#### TASK DESCRIPTION:
With the pictures omitted, write out the entries that follow exactly as they stand.

Dataset records:
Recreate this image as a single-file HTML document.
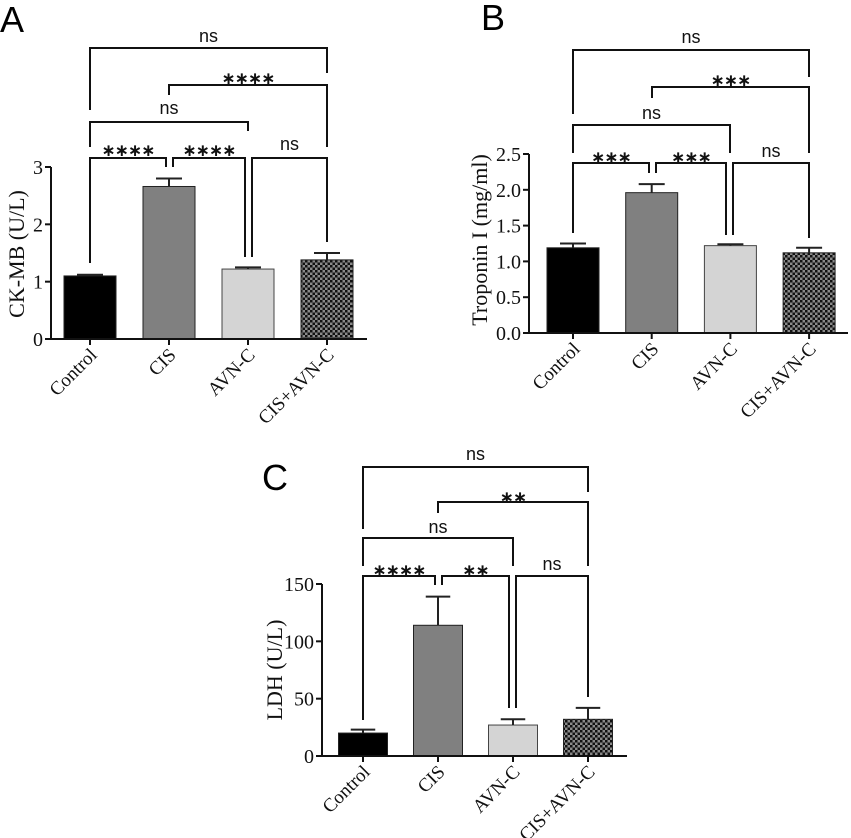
<!DOCTYPE html>
<html><head><meta charset="utf-8"><style>
html,body{margin:0;padding:0;background:#fff;}
svg{display:block;}
.tk{font-family:"Liberation Serif",serif;font-size:20px;fill:#111;}
.xt{font-family:"Liberation Serif",serif;font-size:19px;fill:#111;}
.sig{font-family:"Liberation Sans",sans-serif;font-size:18px;fill:#111;}
.star{font-family:"DejaVu Sans",sans-serif;font-size:17px;font-weight:bold;fill:#111;letter-spacing:-1px;}
.pl{font-family:"Liberation Sans",sans-serif;font-size:36px;fill:#000;}
</style></head><body>
<svg id="fig" width="851" height="838" viewBox="0 0 851 838">
<defs>
<pattern id="chk" width="5" height="5" patternUnits="userSpaceOnUse">
<rect width="5" height="5" fill="#8a8a8a"/><rect width="2.5" height="2.5" fill="#111"/><rect x="2.5" y="2.5" width="2.5" height="2.5" fill="#111"/>
</pattern>
</defs>
</svg>
<script>
const categories = ["Control","CIS","AVN-C","CIS+AVN-C"];
const ckmbValues = [1.1, 2.66, 1.22, 1.38];
const ckmbErrors = [0.02, 0.14, 0.03, 0.12];
const ckmbTicks = ["0","1","2","3"];
const tropValues = [1.19, 1.96, 1.22, 1.12];
const tropErrors = [0.06, 0.12, 0.02, 0.07];
const tropTicks = ["0.0","0.5","1.0","1.5","2.0","2.5"];
const ldhValues = [20, 114, 27, 32];
const ldhErrors = [3, 25, 5, 10];
const ldhTicks = ["0","50","100","150"];
const ckmbSig = ["****","****","ns","ns","****","ns"];
const tropSig = ["***","***","ns","ns","***","ns"];
const ldhSig = ["****","**","ns","ns","**","ns"];

const NS="http://www.w3.org/2000/svg";
const svg=document.getElementById('fig');
function mk(tag,attrs,parent){const e=document.createElementNS(NS,tag);for(const k in attrs)e.setAttribute(k,attrs[k]);(parent||svg).appendChild(e);return e;}
const fills=["#000","#808080","#d4d4d4","url(#chk)"];

function panel(cfg){
  const g=mk('g',{});
  
  
  const yMax=cfg.yMax;
  const y=v=>cfg.base-(v/yMax)*(cfg.base-cfg.top);
  const xs=i=>cfg.x0+i*cfg.step;
  cfg.values.forEach((v,i)=>{
    const b=mk('rect',{x:xs(i)-cfg.bw/2,y:y(v),width:cfg.bw,height:cfg.base-y(v),fill:fills[i],stroke:i==2?'#444':'#222','stroke-width':1},g);
    
    
    const et=y(v+cfg.errors[i]);
    const e=mk('path',{d:`M${xs(i)},${y(v)}V${et}M${xs(i)-cfg.bw/4},${et}H${xs(i)+cfg.bw/4}`,stroke:'#222','stroke-width':2,fill:'none'},g);
    
    
  });
  const ax=mk('path',{d:`M${cfg.ax},${cfg.top}V${cfg.base}H${cfg.axEnd}`,stroke:'#111','stroke-width':2,fill:'none'},g);
  
  
  cfg.ticks.forEach((t,i)=>{
    const v=i*yMax/(cfg.ticks.length-1);
    mk('line',{x1:cfg.ax-6,x2:cfg.ax,y1:y(v),y2:y(v),stroke:'#111','stroke-width':2},g);
    const tx=mk('text',{x:cfg.ax-8,y:y(v)+7,'text-anchor':'end',class:'tk'},g);
    tx.textContent=t;
    
    
  });
  categories.forEach((c,i)=>{
    mk('line',{x1:xs(i),x2:xs(i),y1:cfg.base,y2:cfg.base+6,stroke:'#111','stroke-width':2},g);
    const tx=mk('text',{x:0,y:0,'text-anchor':'end',class:'xt',transform:`translate(${xs(i)+8},${cfg.base+17}) rotate(-45)`},g);
    tx.textContent=c;
    
    
  });
  const yl=mk('text',{x:0,y:0,'text-anchor':'middle',class:'tk',style:'font-size:22px',transform:`translate(${cfg.ylx},${cfg.yly}) rotate(-90)`},g);
  yl.textContent=cfg.ylabel;
  
  
  const pl=mk('text',{x:cfg.lx,y:cfg.ly,class:'pl'},g);
  pl.textContent=cfg.letter;
  
  
  cfg.br.forEach((b,k)=>{
    const p=mk('path',{d:`M${b[0]},${b[3]}V${b[2]}H${b[1]}V${b[4]}`,stroke:'#111','stroke-width':2,fill:'none'},g);
    
    
    const s=cfg.sig[k];
    const t=mk('text',{x:(b[0]+b[1])/2,y:b[5]+(s==='ns'?0:6),'text-anchor':'middle',class:s==='ns'?'sig':'star'},g);
    t.textContent=s==='ns'?'ns':s.replace(/\*/g,'∗');
    
    
  });
}

panel({name:'panel-a-ckmb',values:ckmbValues,errors:ckmbErrors,ticks:ckmbTicks,sig:ckmbSig,yMax:3,
  base:339,top:167,x0:90,step:79,bw:52,ax:51,axEnd:367,ylabel:'CK-MB (U/L)',ylx:24,yly:254,letter:'A',lx:0,ly:32,
  br:[[90,166,158,263,167,150],[173,245,158,167,257,150],[252,327,158,257,242,150],
      [90,248,122,147,131,114],[169,327,85,95,147,78],[90,327,48,110,73,42]]});
panel({name:'panel-b-troponin',values:tropValues,errors:tropErrors,ticks:tropTicks,sig:tropSig,yMax:2.5,
  base:333,top:154,x0:573,step:78.7,bw:52,ax:529,axEnd:848,ylabel:'Troponin I (mg/ml)',ylx:487,yly:240,letter:'B',lx:481,ly:30,
  br:[[573,649,163,233,173,157],[656,726,163,173,235,157],[733,809,163,235,238,157],
      [573,730,125,153,153,119],[652,809,87,98,153,80],[573,809,50,114,77,43]]});
panel({name:'panel-c-ldh',values:ldhValues,errors:ldhErrors,ticks:ldhTicks,sig:ldhSig,yMax:150,
  base:756,top:584,x0:363,step:75,bw:49,ax:322,axEnd:627,ylabel:'LDH (U/L)',ylx:282,yly:670,letter:'C',lx:262,ly:490,
  br:[[363,435,576,720,585,570],[442,509,576,585,708,570],[516,588,576,708,697,570],
      [363,513,538,566,566,533],[438,588,502,513,566,497],[363,588,467,529,492,460]]});
</script>
</body></html>
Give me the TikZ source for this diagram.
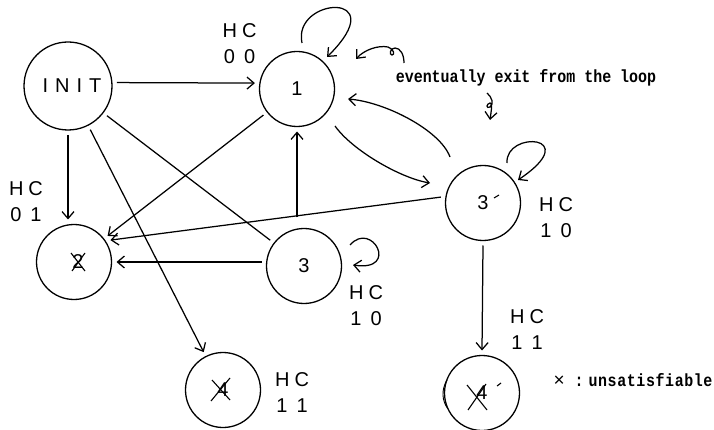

#### WRITTEN SOLUTION:
Recreate this image as a single-file HTML document.
<!DOCTYPE html>
<html><head><meta charset="utf-8"><style>
html,body{margin:0;padding:0;background:#fff;}
svg{display:block;}
.tk{font-family:"Liberation Serif",serif;font-size:20px;fill:#111;}
.xt{font-family:"Liberation Serif",serif;font-size:19px;fill:#111;}
.sig{font-family:"Liberation Sans",sans-serif;font-size:18px;fill:#111;}
.star{font-family:"DejaVu Sans",sans-serif;font-size:17px;font-weight:bold;fill:#111;letter-spacing:-1px;}
.pl{font-family:"Liberation Sans",sans-serif;font-size:36px;fill:#000;}
</style></head><body>
<svg id="fig" width="851" height="838" viewBox="0 0 851 838">
<defs>
<pattern id="chk" width="5" height="5" patternUnits="userSpaceOnUse">
<rect width="5" height="5" fill="#8a8a8a"/><rect width="2.5" height="2.5" fill="#111"/><rect x="2.5" y="2.5" width="2.5" height="2.5" fill="#111"/>
</pattern>
</defs>
</svg>
<script>
const categories = ["Control","CIS","AVN-C","CIS+AVN-C"];
const ckmbValues = [1.1, 2.66, 1.22, 1.38];
const ckmbErrors = [0.02, 0.14, 0.03, 0.12];
const ckmbTicks = ["0","1","2","3"];
const tropValues = [1.19, 1.96, 1.22, 1.12];
const tropErrors = [0.06, 0.12, 0.02, 0.07];
const tropTicks = ["0.0","0.5","1.0","1.5","2.0","2.5"];
const ldhValues = [20, 114, 27, 32];
const ldhErrors = [3, 25, 5, 10];
const ldhTicks = ["0","50","100","150"];
const ckmbSig = ["****","****","ns","ns","****","ns"];
const tropSig = ["***","***","ns","ns","***","ns"];
const ldhSig = ["****","**","ns","ns","**","ns"];

const NS="http://www.w3.org/2000/svg";
const svg=document.getElementById('fig');
function mk(tag,attrs,parent){const e=document.createElementNS(NS,tag);for(const k in attrs)e.setAttribute(k,attrs[k]);(parent||svg).appendChild(e);return e;}
const fills=["#000","#808080","#d4d4d4","url(#chk)"];

function panel(cfg){
  const g=mk('g',{});
  
  
  const yMax=cfg.yMax;
  const y=v=>cfg.base-(v/yMax)*(cfg.base-cfg.top);
  const xs=i=>cfg.x0+i*cfg.step;
  cfg.values.forEach((v,i)=>{
    const b=mk('rect',{x:xs(i)-cfg.bw/2,y:y(v),width:cfg.bw,height:cfg.base-y(v),fill:fills[i],stroke:i==2?'#444':'#222','stroke-width':1},g);
    
    
    const et=y(v+cfg.errors[i]);
    const e=mk('path',{d:`M${xs(i)},${y(v)}V${et}M${xs(i)-cfg.bw/4},${et}H${xs(i)+cfg.bw/4}`,stroke:'#222','stroke-width':2,fill:'none'},g);
    
    
  });
  const ax=mk('path',{d:`M${cfg.ax},${cfg.top}V${cfg.base}H${cfg.axEnd}`,stroke:'#111','stroke-width':2,fill:'none'},g);
  
  
  cfg.ticks.forEach((t,i)=>{
    const v=i*yMax/(cfg.ticks.length-1);
    mk('line',{x1:cfg.ax-6,x2:cfg.ax,y1:y(v),y2:y(v),stroke:'#111','stroke-width':2},g);
    const tx=mk('text',{x:cfg.ax-8,y:y(v)+7,'text-anchor':'end',class:'tk'},g);
    tx.textContent=t;
    
    
  });
  categories.forEach((c,i)=>{
    mk('line',{x1:xs(i),x2:xs(i),y1:cfg.base,y2:cfg.base+6,stroke:'#111','stroke-width':2},g);
    const tx=mk('text',{x:0,y:0,'text-anchor':'end',class:'xt',transform:`translate(${xs(i)+8},${cfg.base+17}) rotate(-45)`},g);
    tx.textContent=c;
    
    
  });
  const yl=mk('text',{x:0,y:0,'text-anchor':'middle',class:'tk',style:'font-size:22px',transform:`translate(${cfg.ylx},${cfg.yly}) rotate(-90)`},g);
  yl.textContent=cfg.ylabel;
  
  
  const pl=mk('text',{x:cfg.lx,y:cfg.ly,class:'pl'},g);
  pl.textContent=cfg.letter;
  
  
  cfg.br.forEach((b,k)=>{
    const p=mk('path',{d:`M${b[0]},${b[3]}V${b[2]}H${b[1]}V${b[4]}`,stroke:'#111','stroke-width':2,fill:'none'},g);
    
    
    const s=cfg.sig[k];
    const t=mk('text',{x:(b[0]+b[1])/2,y:b[5]+(s==='ns'?0:6),'text-anchor':'middle',class:s==='ns'?'sig':'star'},g);
    t.textContent=s==='ns'?'ns':s.replace(/\*/g,'∗');
    
    
  });
}

panel({name:'panel-a-ckmb',values:ckmbValues,errors:ckmbErrors,ticks:ckmbTicks,sig:ckmbSig,yMax:3,
  base:339,top:167,x0:90,step:79,bw:52,ax:51,axEnd:367,ylabel:'CK-MB (U/L)',ylx:24,yly:254,letter:'A',lx:0,ly:32,
  br:[[90,166,158,263,167,150],[173,245,158,167,257,150],[252,327,158,257,242,150],
      [90,248,122,147,131,114],[169,327,85,95,147,78],[90,327,48,110,73,42]]});
panel({name:'panel-b-troponin',values:tropValues,errors:tropErrors,ticks:tropTicks,sig:tropSig,yMax:2.5,
  base:333,top:154,x0:573,step:78.7,bw:52,ax:529,axEnd:848,ylabel:'Troponin I (mg/ml)',ylx:487,yly:240,letter:'B',lx:481,ly:30,
  br:[[573,649,163,233,173,157],[656,726,163,173,235,157],[733,809,163,235,238,157],
      [573,730,125,153,153,119],[652,809,87,98,153,80],[573,809,50,114,77,43]]});
panel({name:'panel-c-ldh',values:ldhValues,errors:ldhErrors,ticks:ldhTicks,sig:ldhSig,yMax:150,
  base:756,top:584,x0:363,step:75,bw:49,ax:322,axEnd:627,ylabel:'LDH (U/L)',ylx:282,yly:670,letter:'C',lx:262,ly:490,
  br:[[363,435,576,720,585,570],[442,509,576,585,708,570],[516,588,576,708,697,570],
      [363,513,538,566,566,533],[438,588,502,513,566,497],[363,588,467,529,492,460]]});
</script>
</body></html>
Give me the TikZ source for this diagram.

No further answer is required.